Probability Problem

[tomtk]

Hi from Melbourne.

I have a rudimentary probability question that you will probably find amusing but hopefully you can also help me!

I am studying construction planning and this question is taken from an old exam paper.

Homework Statement

"Risk analysis: At 5% level of significance, what is the probability of completing the project at or earlier than the employer's desired duration in the question above.

The question above requires that project is completed 7 days earlier than the normal duration, μ

Where:
Mean, μ = 50
Required duration, D = 43
Variance, σ² = 3.06
Standad deviation, σ = 1.749

Homework Equations

I assume Z = D - μ / √σ²

The Attempt at a Solution

I thought the answer would be z=43-50/√3.06
This gives 4.001, would this mean there is a less than 1% probability of the project being completed in 43 days?

On further reading I also discovered that a 5% level of significance is the same as a 95% confidence interval? If this is the case, doesn't this make the z value 1.645? In which case none of the variables for the equation are unknown.

As you can see I have got myself very confused :

Any and all help will be greatly appreciated. I'll have this forum open all day (and night)!

 

[Mark44]

Hi from Melbourne.

I have a rudimentary probability question that you will probably find amusing but hopefully you can also help me!

I am studying construction planning and this question is taken from an old exam paper.

Homework Statement

"Risk analysis: At 5% level of significance, what is the probability of completing the project at or earlier than the employer's desired duration in the question above.

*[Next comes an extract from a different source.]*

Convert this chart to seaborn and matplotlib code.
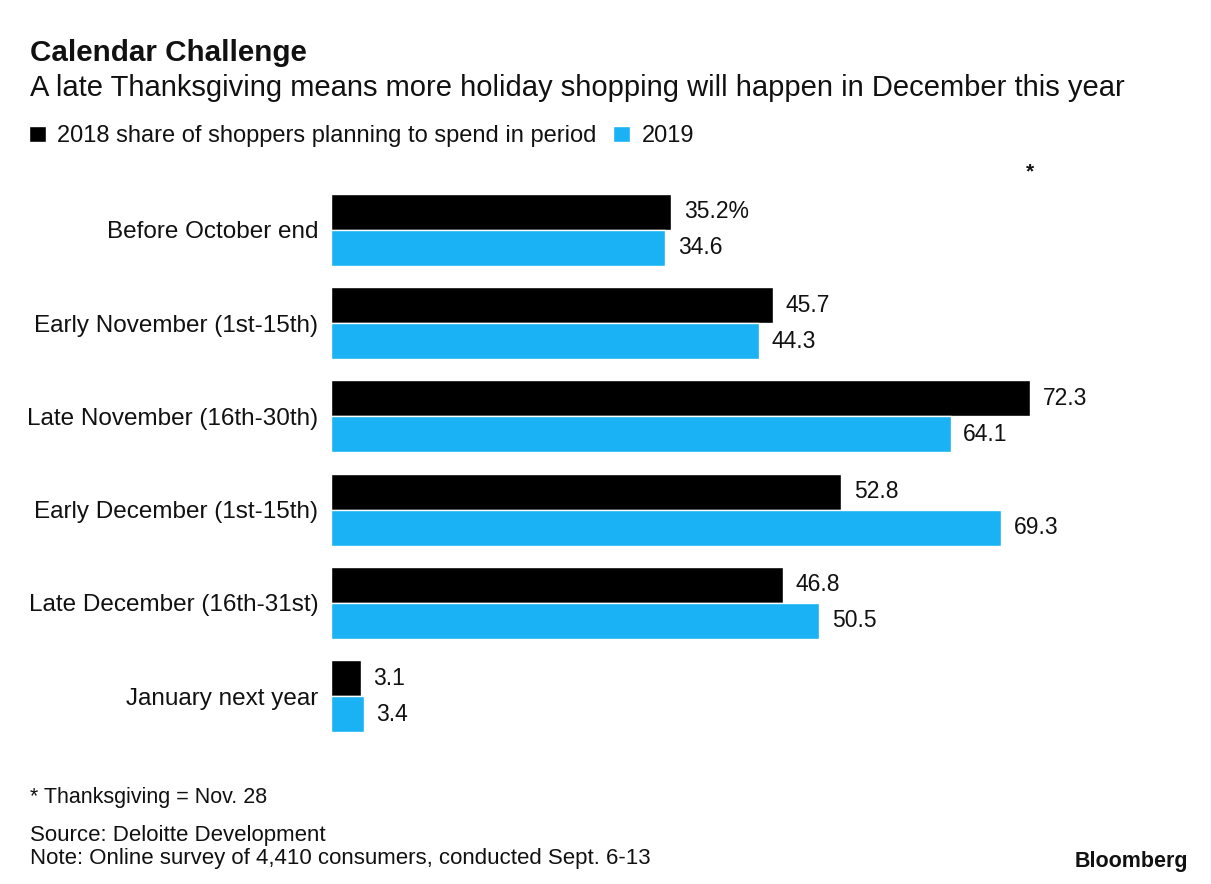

The question above requires that project is completed 7 days earlier than the normal duration, μ

Where:
Mean, μ = 50
Required duration, D = 43
Variance, σ² = 3.06
Standad deviation, σ = 1.749

Homework Equations

I assume Z = D - μ / √σ²

You need parentheses here.

z = (x - μ )/ σ

The Attempt at a Solution

I thought the answer would be z=43-50/√3.06

You need parentheses here, too, otherwise this will be interpreted as 43 - (50/√3.06
).

The answer to the question is not a value of z - it's the probability of completing the project at or earlier than the employer's desired duration (43 days).

This gives 4.001, would this mean there is a less than 1% probability of the project being completed in 43 days?

Wouldn't this give you a z value of -4.001? Where are you getting a probability of 1%?

On further reading I also discovered that a 5% level of significance is the same as a 95% confidence interval?

Yes.

If this is the case, doesn't this make the z value 1.645? In which case none of the variables for the equation are unknown.

The mean length of jobs is 50 days, with a standard deviation of 3.06 days. What fraction of jobs are done in 43 days or fewer? To answer this question look at the standard normal distribution to see how much area under the curve corresponds to your (corrected) z value.